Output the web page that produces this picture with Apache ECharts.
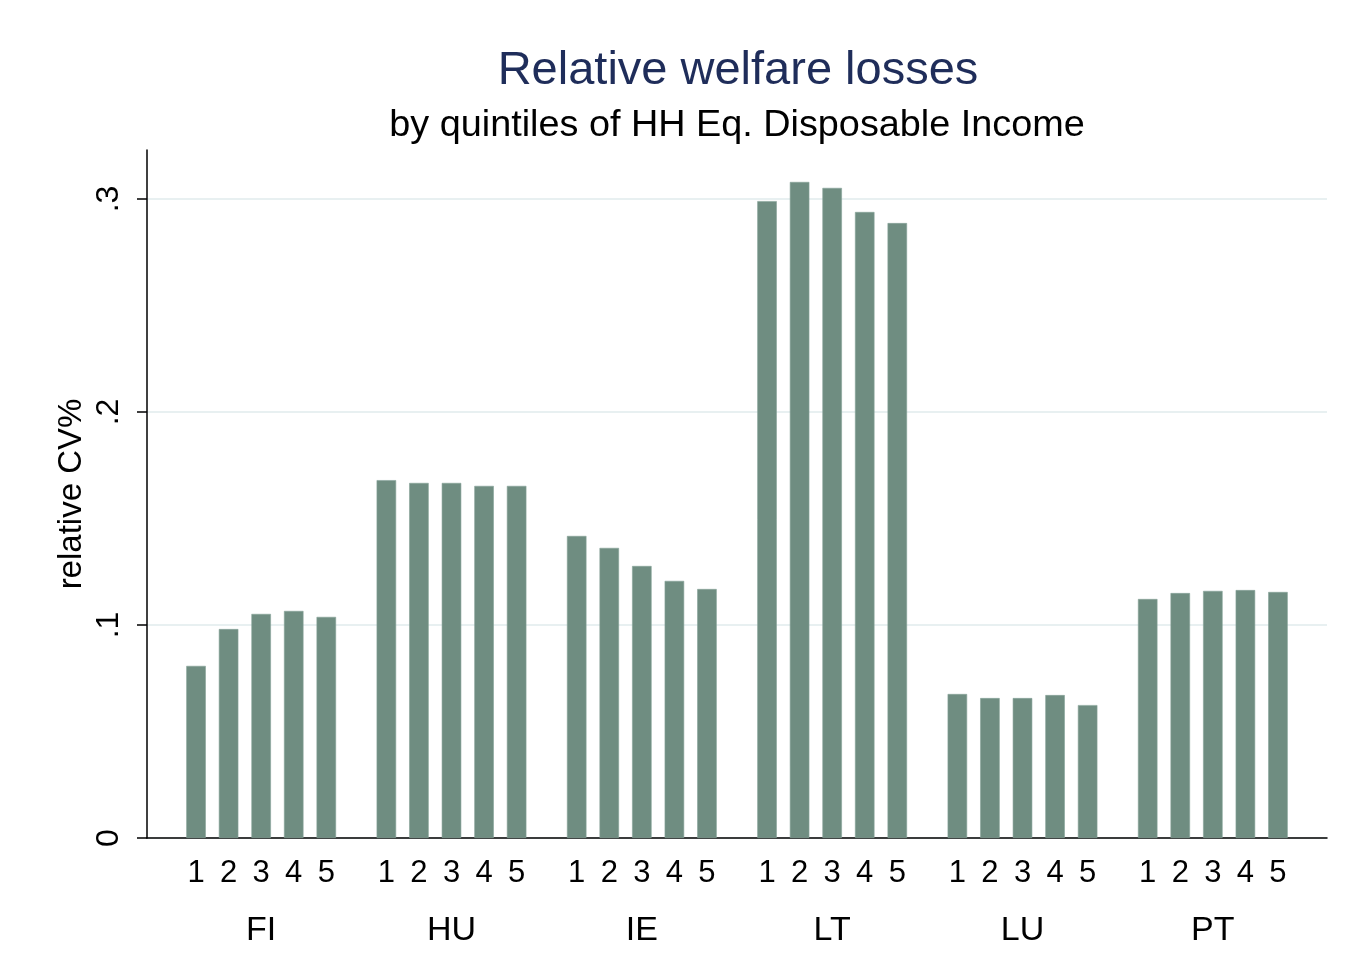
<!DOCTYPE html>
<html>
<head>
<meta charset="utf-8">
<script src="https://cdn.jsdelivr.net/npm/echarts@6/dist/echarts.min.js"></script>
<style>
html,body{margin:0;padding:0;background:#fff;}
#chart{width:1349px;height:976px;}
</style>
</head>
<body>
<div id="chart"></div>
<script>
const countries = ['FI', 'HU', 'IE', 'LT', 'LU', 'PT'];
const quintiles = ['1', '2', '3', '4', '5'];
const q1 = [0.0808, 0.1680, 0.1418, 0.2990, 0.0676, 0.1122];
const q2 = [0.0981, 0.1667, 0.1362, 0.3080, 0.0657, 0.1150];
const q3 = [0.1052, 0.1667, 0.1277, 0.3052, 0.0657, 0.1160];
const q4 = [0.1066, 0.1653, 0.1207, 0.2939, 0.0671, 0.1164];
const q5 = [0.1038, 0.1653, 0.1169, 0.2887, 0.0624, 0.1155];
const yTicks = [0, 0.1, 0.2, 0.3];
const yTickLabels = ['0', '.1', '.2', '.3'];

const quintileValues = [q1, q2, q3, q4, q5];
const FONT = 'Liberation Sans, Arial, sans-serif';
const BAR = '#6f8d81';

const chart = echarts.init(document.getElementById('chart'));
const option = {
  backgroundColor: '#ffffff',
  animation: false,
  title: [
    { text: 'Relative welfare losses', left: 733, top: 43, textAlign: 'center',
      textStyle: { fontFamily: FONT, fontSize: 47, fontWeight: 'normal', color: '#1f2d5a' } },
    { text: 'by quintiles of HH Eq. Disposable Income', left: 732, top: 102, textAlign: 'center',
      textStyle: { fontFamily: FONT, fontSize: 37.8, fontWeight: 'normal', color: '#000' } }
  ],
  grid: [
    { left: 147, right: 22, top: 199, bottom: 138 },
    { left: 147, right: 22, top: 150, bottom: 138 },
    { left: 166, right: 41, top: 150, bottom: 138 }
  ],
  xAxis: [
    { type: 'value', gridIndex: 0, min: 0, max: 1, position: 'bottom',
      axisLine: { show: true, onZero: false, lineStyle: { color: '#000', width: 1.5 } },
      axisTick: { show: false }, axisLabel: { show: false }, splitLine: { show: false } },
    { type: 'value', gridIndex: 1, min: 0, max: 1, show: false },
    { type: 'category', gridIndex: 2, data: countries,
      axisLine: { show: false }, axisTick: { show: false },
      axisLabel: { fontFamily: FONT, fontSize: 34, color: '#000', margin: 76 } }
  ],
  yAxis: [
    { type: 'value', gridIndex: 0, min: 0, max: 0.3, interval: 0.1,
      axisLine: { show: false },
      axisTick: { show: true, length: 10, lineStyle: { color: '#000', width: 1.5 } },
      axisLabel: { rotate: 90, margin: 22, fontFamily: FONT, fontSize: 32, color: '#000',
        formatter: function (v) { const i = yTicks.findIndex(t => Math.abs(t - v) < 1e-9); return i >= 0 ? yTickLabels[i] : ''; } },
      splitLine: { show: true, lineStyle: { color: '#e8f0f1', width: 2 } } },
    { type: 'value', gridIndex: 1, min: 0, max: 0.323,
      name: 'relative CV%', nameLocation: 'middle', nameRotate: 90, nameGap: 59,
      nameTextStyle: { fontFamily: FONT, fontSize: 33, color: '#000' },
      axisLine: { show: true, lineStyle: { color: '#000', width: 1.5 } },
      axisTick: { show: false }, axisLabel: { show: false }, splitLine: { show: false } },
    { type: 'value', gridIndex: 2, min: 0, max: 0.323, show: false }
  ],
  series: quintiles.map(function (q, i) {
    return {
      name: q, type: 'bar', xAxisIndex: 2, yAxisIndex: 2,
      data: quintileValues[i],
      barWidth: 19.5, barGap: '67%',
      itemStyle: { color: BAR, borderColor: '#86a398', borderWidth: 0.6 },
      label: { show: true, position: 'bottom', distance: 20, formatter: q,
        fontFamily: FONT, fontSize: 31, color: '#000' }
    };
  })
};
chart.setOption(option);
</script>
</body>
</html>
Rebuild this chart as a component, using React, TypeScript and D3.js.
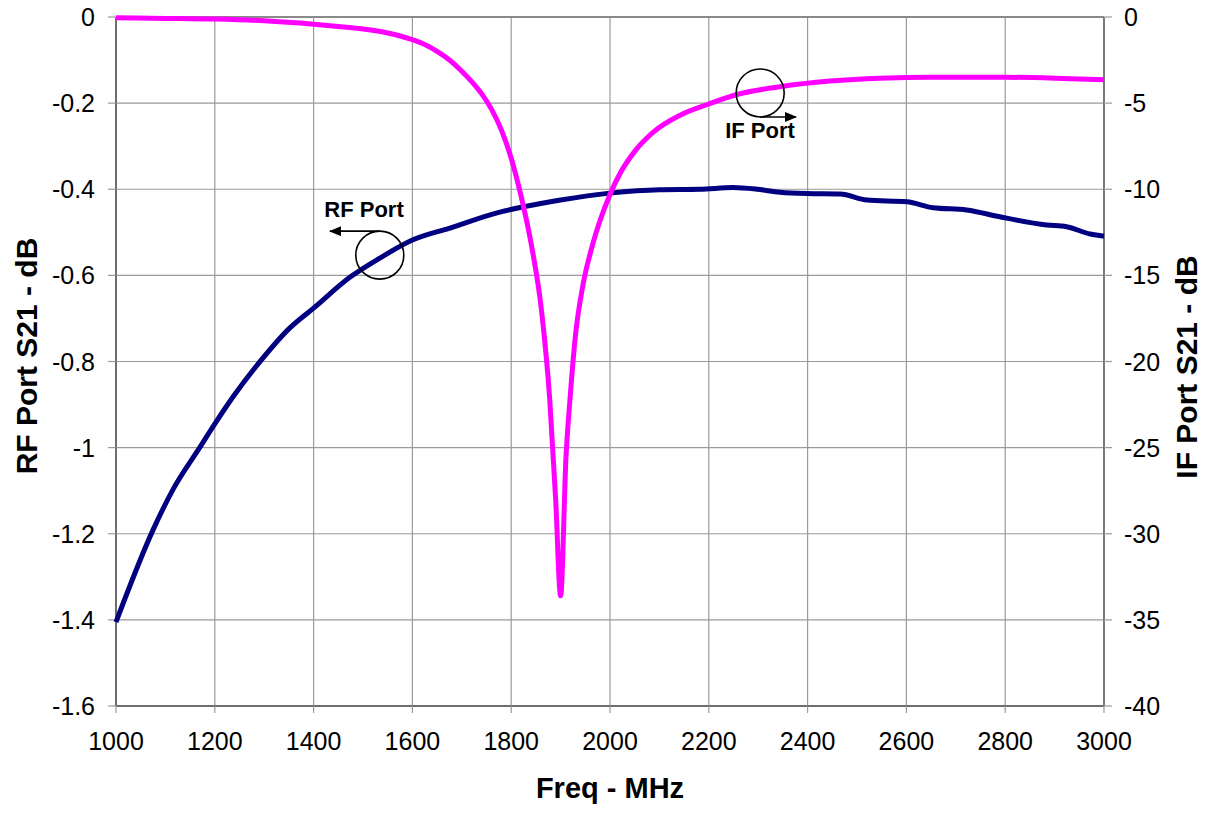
::::
Your job is to transcribe the entries above exactly; skip the pictures.

Output the web page that produces this picture with Apache ECharts.
<!DOCTYPE html>
<html>
<head>
<meta charset="utf-8">
<script src="https://cdn.jsdelivr.net/npm/echarts@6/dist/echarts.min.js"></script>
<style>
html,body{margin:0;padding:0;background:#fff;}
#chart{width:1349px;height:976px;}
</style>
</head>
<body>
<div id="chart"></div>
<script>
const countries = ['FI', 'HU', 'IE', 'LT', 'LU', 'PT'];
const quintiles = ['1', '2', '3', '4', '5'];
const q1 = [0.0808, 0.1680, 0.1418, 0.2990, 0.0676, 0.1122];
const q2 = [0.0981, 0.1667, 0.1362, 0.3080, 0.0657, 0.1150];
const q3 = [0.1052, 0.1667, 0.1277, 0.3052, 0.0657, 0.1160];
const q4 = [0.1066, 0.1653, 0.1207, 0.2939, 0.0671, 0.1164];
const q5 = [0.1038, 0.1653, 0.1169, 0.2887, 0.0624, 0.1155];
const yTicks = [0, 0.1, 0.2, 0.3];
const yTickLabels = ['0', '.1', '.2', '.3'];

const quintileValues = [q1, q2, q3, q4, q5];
const FONT = 'Liberation Sans, Arial, sans-serif';
const BAR = '#6f8d81';

const chart = echarts.init(document.getElementById('chart'));
const option = {
  backgroundColor: '#ffffff',
  animation: false,
  title: [
    { text: 'Relative welfare losses', left: 733, top: 43, textAlign: 'center',
      textStyle: { fontFamily: FONT, fontSize: 47, fontWeight: 'normal', color: '#1f2d5a' } },
    { text: 'by quintiles of HH Eq. Disposable Income', left: 732, top: 102, textAlign: 'center',
      textStyle: { fontFamily: FONT, fontSize: 37.8, fontWeight: 'normal', color: '#000' } }
  ],
  grid: [
    { left: 147, right: 22, top: 199, bottom: 138 },
    { left: 147, right: 22, top: 150, bottom: 138 },
    { left: 166, right: 41, top: 150, bottom: 138 }
  ],
  xAxis: [
    { type: 'value', gridIndex: 0, min: 0, max: 1, position: 'bottom',
      axisLine: { show: true, onZero: false, lineStyle: { color: '#000', width: 1.5 } },
      axisTick: { show: false }, axisLabel: { show: false }, splitLine: { show: false } },
    { type: 'value', gridIndex: 1, min: 0, max: 1, show: false },
    { type: 'category', gridIndex: 2, data: countries,
      axisLine: { show: false }, axisTick: { show: false },
      axisLabel: { fontFamily: FONT, fontSize: 34, color: '#000', margin: 76 } }
  ],
  yAxis: [
    { type: 'value', gridIndex: 0, min: 0, max: 0.3, interval: 0.1,
      axisLine: { show: false },
      axisTick: { show: true, length: 10, lineStyle: { color: '#000', width: 1.5 } },
      axisLabel: { rotate: 90, margin: 22, fontFamily: FONT, fontSize: 32, color: '#000',
        formatter: function (v) { const i = yTicks.findIndex(t => Math.abs(t - v) < 1e-9); return i >= 0 ? yTickLabels[i] : ''; } },
      splitLine: { show: true, lineStyle: { color: '#e8f0f1', width: 2 } } },
    { type: 'value', gridIndex: 1, min: 0, max: 0.323,
      name: 'relative CV%', nameLocation: 'middle', nameRotate: 90, nameGap: 59,
      nameTextStyle: { fontFamily: FONT, fontSize: 33, color: '#000' },
      axisLine: { show: true, lineStyle: { color: '#000', width: 1.5 } },
      axisTick: { show: false }, axisLabel: { show: false }, splitLine: { show: false } },
    { type: 'value', gridIndex: 2, min: 0, max: 0.323, show: false }
  ],
  series: quintiles.map(function (q, i) {
    return {
      name: q, type: 'bar', xAxisIndex: 2, yAxisIndex: 2,
      data: quintileValues[i],
      barWidth: 19.5, barGap: '67%',
      itemStyle: { color: BAR, borderColor: '#86a398', borderWidth: 0.6 },
      label: { show: true, position: 'bottom', distance: 20, formatter: q,
        fontFamily: FONT, fontSize: 31, color: '#000' }
    };
  })
};
chart.setOption(option);
</script>
</body>
</html>
Rebuild this chart as a component, using React, TypeScript and D3.js.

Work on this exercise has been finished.